Los Altos native writes ‘Myth of the Perfect Girl’


Photo By: Courtesy of Ana Homayoun
Photo Courtesy Of Ana Homayoun

Ana Homayoun, right, works with a student in her office at Green Ivy Educational Consulting in downtown Los Altos. Homayoun is author of the newly released “The Myth of the Perfect Girl.”

When Los Altos native Ana Homayoun, founder of Green Ivy Educational Counseling, began seeing successful girls with doubts about their achievements, she realized there was a conversation that needed to start.

“So many girls were coming into our office, who were doing so many wonderful things, but they never felt they were good enough – that there were all sorts of external expectations they weren’t meeting,” she said.

Homayoun works with approximately 150 local families at her office at 302 Main St., helping students with schoolwork and promoting overall wellness as they plan for college.

“The Myth of the Perfect Girl: Helping Our Daughters Find Authentic Success and Happiness in School and Life” (Perigee Trade, 2012), Homayoun’s second book released Dec. 31, addresses how parents and the community can help girls navigate the difficulties they face.

She has received positive feedback since the book’s release.

Homayoun said two college interns in her office finished the book within three days and concurred that it addressed “what so many of us deal with but no one wants to talk about.”

“My experiences with girls inspired me to write the book, because I felt there is so much out there that we are not talking about right now that needs to be addressed in a positive way,” Homayoun said. “I want to shift the conversation from just achievement to overall wellness.”

She said girls feel immense pressure to be picture-perfect, earn good grades and participate in all the appropriate activities – but many aren’t taking the time to involve themselves in something they enjoy.

“I saw so many girls come in for college counseling with similar résumés,” Homayoun said. “They were great people, but they were clearly anxious they weren’t good enough, and they were exhausted and overwhelmed.

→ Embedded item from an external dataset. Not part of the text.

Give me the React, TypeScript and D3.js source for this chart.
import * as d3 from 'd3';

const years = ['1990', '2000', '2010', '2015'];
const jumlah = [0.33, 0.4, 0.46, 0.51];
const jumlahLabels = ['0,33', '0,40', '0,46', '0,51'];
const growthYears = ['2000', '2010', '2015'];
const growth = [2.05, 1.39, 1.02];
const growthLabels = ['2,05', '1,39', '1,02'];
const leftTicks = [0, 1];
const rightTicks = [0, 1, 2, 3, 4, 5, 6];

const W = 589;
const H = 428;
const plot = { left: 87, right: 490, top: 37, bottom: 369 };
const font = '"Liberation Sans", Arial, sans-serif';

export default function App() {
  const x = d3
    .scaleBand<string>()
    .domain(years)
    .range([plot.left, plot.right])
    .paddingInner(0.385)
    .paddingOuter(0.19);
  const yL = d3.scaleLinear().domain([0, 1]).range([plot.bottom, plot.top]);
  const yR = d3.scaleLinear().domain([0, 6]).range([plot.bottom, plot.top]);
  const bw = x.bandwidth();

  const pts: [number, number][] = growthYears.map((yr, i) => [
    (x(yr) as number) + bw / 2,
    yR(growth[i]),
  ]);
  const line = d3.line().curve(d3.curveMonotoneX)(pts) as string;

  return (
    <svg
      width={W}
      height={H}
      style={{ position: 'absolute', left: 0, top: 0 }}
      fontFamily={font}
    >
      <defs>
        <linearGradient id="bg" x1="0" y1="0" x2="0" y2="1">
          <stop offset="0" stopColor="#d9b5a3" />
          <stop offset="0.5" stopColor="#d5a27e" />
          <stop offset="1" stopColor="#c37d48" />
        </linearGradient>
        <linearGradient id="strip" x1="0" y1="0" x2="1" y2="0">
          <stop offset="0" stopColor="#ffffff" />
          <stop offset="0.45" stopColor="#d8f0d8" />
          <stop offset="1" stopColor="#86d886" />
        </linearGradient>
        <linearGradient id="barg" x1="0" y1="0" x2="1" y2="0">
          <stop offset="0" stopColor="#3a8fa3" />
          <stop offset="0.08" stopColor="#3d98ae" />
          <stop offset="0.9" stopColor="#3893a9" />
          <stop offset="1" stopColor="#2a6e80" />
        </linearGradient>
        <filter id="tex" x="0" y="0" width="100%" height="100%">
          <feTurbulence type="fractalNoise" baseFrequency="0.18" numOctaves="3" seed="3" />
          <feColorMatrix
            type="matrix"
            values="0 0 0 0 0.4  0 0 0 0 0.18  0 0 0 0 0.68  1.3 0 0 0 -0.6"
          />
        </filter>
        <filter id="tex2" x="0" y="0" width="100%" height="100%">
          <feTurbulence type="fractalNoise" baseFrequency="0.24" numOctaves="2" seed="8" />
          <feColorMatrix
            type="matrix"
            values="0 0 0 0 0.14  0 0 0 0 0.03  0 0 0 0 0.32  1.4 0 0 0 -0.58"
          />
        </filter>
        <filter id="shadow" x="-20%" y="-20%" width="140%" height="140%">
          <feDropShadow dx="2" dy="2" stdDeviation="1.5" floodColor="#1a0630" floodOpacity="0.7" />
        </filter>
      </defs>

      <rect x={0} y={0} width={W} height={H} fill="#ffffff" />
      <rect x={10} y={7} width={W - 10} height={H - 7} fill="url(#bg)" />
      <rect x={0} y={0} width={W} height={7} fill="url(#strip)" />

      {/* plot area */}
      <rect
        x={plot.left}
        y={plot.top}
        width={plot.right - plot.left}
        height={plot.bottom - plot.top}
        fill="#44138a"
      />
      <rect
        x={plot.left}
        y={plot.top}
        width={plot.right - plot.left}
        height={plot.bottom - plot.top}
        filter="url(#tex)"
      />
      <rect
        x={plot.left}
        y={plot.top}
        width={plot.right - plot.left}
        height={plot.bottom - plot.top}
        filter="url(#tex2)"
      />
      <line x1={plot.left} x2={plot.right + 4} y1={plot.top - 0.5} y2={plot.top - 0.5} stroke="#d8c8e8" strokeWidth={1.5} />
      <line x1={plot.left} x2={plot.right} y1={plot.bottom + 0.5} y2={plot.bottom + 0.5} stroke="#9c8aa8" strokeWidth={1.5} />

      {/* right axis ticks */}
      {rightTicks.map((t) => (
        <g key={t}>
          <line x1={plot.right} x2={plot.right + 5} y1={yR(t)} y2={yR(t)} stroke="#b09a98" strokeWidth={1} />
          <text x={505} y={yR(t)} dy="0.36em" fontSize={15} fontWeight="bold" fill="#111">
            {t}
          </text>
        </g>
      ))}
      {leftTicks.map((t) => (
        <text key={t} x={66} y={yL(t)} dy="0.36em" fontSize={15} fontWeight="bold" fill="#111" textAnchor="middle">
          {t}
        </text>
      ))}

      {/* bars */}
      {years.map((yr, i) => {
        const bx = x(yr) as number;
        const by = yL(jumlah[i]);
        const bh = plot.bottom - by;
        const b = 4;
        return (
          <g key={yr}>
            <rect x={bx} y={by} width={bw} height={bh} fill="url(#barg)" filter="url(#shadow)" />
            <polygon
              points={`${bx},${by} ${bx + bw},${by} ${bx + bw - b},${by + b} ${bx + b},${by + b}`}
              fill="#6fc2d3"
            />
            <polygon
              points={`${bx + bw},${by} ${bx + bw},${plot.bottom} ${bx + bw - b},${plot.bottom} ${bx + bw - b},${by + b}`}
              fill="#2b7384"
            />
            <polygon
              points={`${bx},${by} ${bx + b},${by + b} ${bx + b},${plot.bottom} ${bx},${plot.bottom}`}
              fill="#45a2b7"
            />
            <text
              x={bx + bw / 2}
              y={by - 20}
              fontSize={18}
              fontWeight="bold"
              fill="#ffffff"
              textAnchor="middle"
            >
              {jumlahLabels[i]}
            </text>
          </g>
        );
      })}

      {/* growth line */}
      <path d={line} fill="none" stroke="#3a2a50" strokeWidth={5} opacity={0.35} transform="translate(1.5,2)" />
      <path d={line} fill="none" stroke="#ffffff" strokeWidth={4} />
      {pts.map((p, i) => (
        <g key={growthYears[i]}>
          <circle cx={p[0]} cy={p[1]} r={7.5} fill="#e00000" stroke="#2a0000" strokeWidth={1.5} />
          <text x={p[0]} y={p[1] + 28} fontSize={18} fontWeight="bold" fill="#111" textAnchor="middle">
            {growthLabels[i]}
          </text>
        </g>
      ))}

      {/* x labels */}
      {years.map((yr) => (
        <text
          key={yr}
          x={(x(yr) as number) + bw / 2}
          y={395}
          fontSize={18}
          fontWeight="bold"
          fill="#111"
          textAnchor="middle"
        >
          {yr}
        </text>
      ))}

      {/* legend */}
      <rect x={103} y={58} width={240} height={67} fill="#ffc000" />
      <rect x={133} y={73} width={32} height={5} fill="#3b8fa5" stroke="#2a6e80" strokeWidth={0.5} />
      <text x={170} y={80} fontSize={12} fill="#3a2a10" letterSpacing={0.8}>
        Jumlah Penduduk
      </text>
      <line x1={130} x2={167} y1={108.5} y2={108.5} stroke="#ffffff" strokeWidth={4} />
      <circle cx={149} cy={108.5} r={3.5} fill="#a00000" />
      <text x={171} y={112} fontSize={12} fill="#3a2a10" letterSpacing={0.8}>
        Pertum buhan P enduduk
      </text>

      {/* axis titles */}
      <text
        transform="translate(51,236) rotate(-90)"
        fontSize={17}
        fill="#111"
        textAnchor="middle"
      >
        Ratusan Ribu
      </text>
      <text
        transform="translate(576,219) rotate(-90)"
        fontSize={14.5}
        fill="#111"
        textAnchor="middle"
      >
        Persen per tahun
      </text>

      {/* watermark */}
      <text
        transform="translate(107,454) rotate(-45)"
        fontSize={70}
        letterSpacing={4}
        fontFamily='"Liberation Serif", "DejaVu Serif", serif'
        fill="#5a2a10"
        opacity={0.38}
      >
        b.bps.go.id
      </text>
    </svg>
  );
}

There is something wrong with that.”

Her book addresses girls’ tendency to accept others’ expectations rather than to generate and pursue their own version of personal success and fulfillment. As a result, many are left feeling empty and develop mental-health problems.

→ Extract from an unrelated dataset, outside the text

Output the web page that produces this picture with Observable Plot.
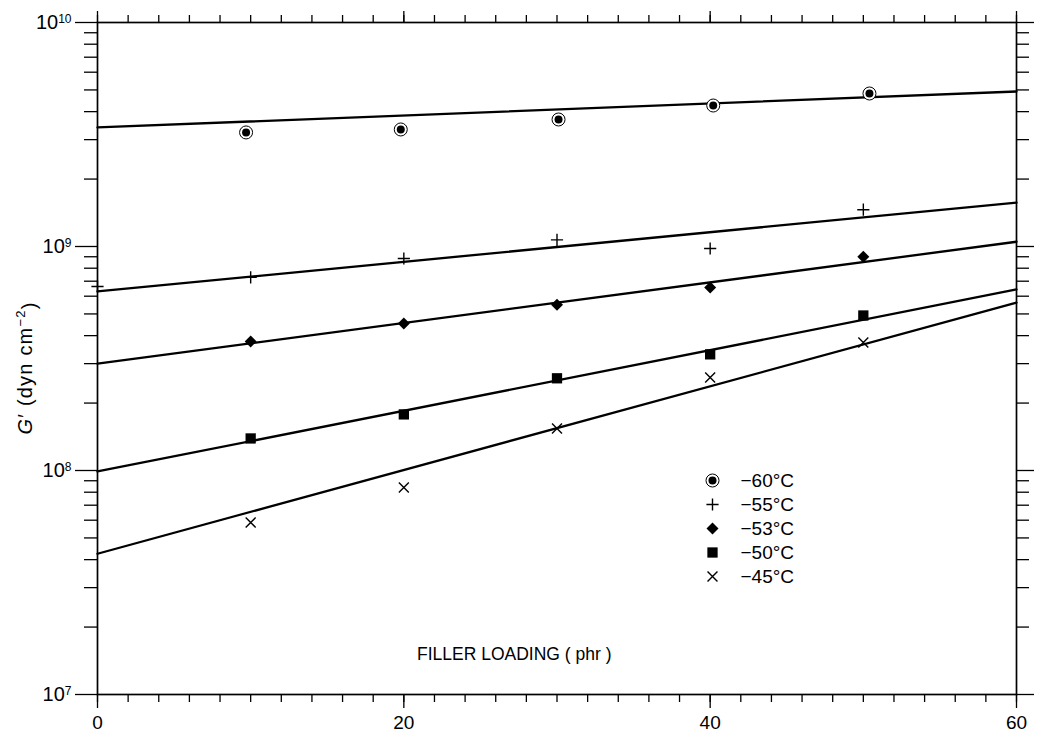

The book includes exercises for parents and daughters that challenge the reader to focus on specific aspects of wellness that can increase the enjoyment of life. One exercise, the Game of Threes, encourages girls to list new things they want to try, examine what they enjoy doing and do more things they wish they had time for.

On Homayoun’s “Myth of the Perfect Girl” Facebook page, girls nationwide are playing the Game of Threes and sharing their experiences baking or trying knitting for the first time.

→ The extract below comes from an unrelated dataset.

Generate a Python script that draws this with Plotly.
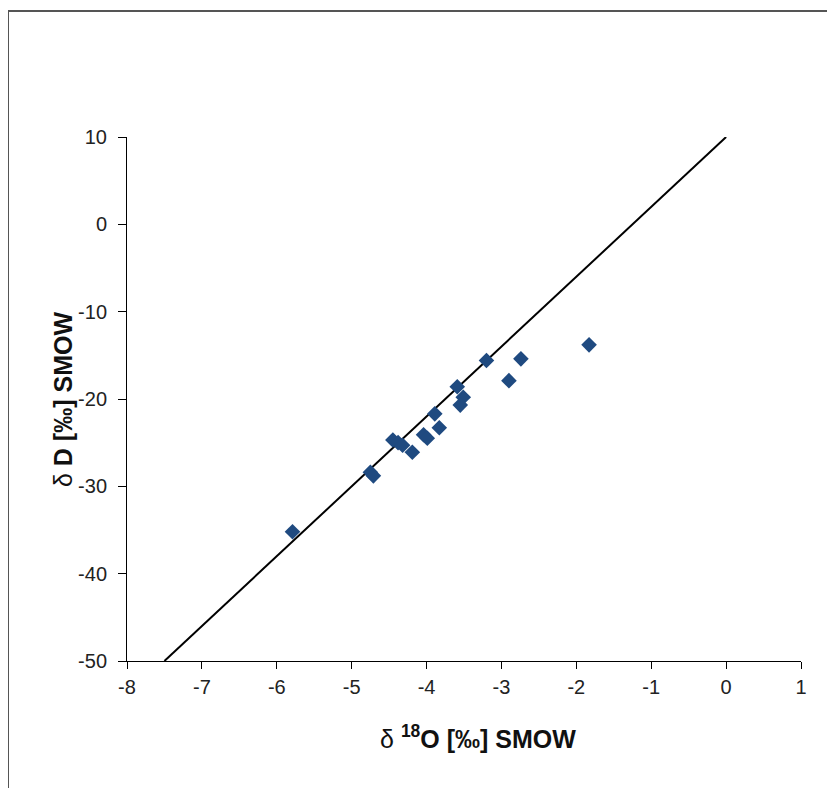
import plotly.graph_objects as go

# Sample data (δ18O, δD)
d18O = [-5.79, -4.75, -4.71, -4.45, -4.38, -4.32, -4.19, -4.04, -3.99, -3.83,
        -3.89, -3.59, -3.51, -3.55, -3.20, -2.74, -2.90, -1.83]
dD = [-35.2, -28.4, -28.8, -24.7, -25.0, -25.3, -26.1, -24.1, -24.5, -23.3,
      -21.7, -18.6, -19.8, -20.7, -15.6, -15.4, -17.9, -13.8]

# Global meteoric water line end points
line_x = [-7.5, 0]
line_y = [-50, 10]

x_ticks = [-8, -7, -6, -5, -4, -3, -2, -1, 0, 1]
x_labels = ["-8", "-7", "-6", "-5", "-4", "-3", "-2", "-1", "0", "1"]
y_ticks = [-50, -40, -30, -20, -10, 0, 10]
y_labels = ["-50", "-40", "-30", "-20", "-10", "0", "10"]

fig = go.Figure()
fig.add_trace(go.Scatter(x=line_x, y=line_y, mode="lines",
                         line=dict(color="black", width=2), showlegend=False,
                         hoverinfo="skip"))
fig.add_trace(go.Scatter(x=d18O, y=dD, mode="markers",
                         marker=dict(symbol="diamond", size=12, color="#1F4A80",
                                     line=dict(width=0)),
                         showlegend=False))

font = "Liberation Sans, Arial, sans-serif"
# plot area in page pixels: x 126..800, y 137..661 (page has 7/8 px offset)
L, R, T, B = 126, 800, 137, 661
W = R - L
H = B - T
fig.update_layout(
    width=835, height=788,
    margin=dict(l=119, r=42, t=129, b=135),
    paper_bgcolor="white", plot_bgcolor="white",
    font=dict(family=font, size=20, color="#222"),
    xaxis=dict(range=[-8, 1], tickvals=x_ticks, ticktext=x_labels,
               showgrid=False, zeroline=False,
               showline=True, linecolor="black", linewidth=1,
               ticks="outside", ticklen=7, tickcolor="black",
               ticklabelstandoff=1,
               tickfont=dict(size=20, family=font, color="#222")),
    yaxis=dict(range=[-50, 10], tickvals=y_ticks, ticktext=y_labels,
               showgrid=False, zeroline=False,
               showline=True, linecolor="black", linewidth=1,
               ticks="outside", ticklen=8, tickcolor="black",
               ticklabelstandoff=7,
               tickfont=dict(size=20, family=font, color="#222")),
    annotations=[
        dict(text="δ <b><sup>18</sup>O [‰] SMOW</b>", xref="paper", yref="paper",
             x=(477 - L) / W, y=(B - 737) / H, xanchor="center", yanchor="middle",
             showarrow=False, font=dict(size=25, color="#111", family=font)),
        dict(text="δ <b>D [‰] SMOW</b>", xref="paper", yref="paper",
             x=(62 - L) / W, y=(B - 400) / H, xanchor="center", yanchor="middle",
             textangle=-90, showarrow=False, font=dict(size=25, color="#111", family=font)),
    ],
    shapes=[
        dict(type="line", xref="paper", yref="paper",
             x0=(7 - L) / W, x1=(7 - L) / W,
             y0=(B - 11) / H, y1=(B - 820) / H,
             line=dict(color="#555", width=2)),
        dict(type="line", xref="paper", yref="paper",
             x0=(7 - L) / W, x1=(860 - L) / W,
             y0=(B - 11) / H, y1=(B - 11) / H,
             line=dict(color="#555", width=2)),
    ],
)

fig.write_html("out.html")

“Let’s look at how you want to be spending your time and improve your enjoyment of activities,” she said.

The book touches on academics and how to balance the pressures for achievement with overall wellness.

“I always talk about the wellness piece with students – it’s not just about getting better grades,” Homayoun said. “We focus on the habits you want to change. If you change the habits, the results will come – and they will often be better than you imagine.”

Homayoun also addresses social issues like bullying but wants to shift the conversation to ask why it is happening.

“When you don’t feel good about yourself, you often try to find ways to assuage that,” she said. “Sometimes being mean to others is a quick fix.”

The book encourages parents to stay involved with their daughters, asking them to share how they use technology and discuss the television shows they watch.

Homayoun suggested that parents and their daughters read the book in tandem and start a conversation. Her Facebook page features helpful questions designed to spark discussion.

“The Myth of the Perfect Girl” is available on Amazon.com and at major book retailers. Purchase it locally at Main Street Cafe & Books or Linden Tree Books.

Homayoun is scheduled to appear 7:30 p.m. Thursday at Kepler’s Books, 1010 El Camino Real, Menlo Park.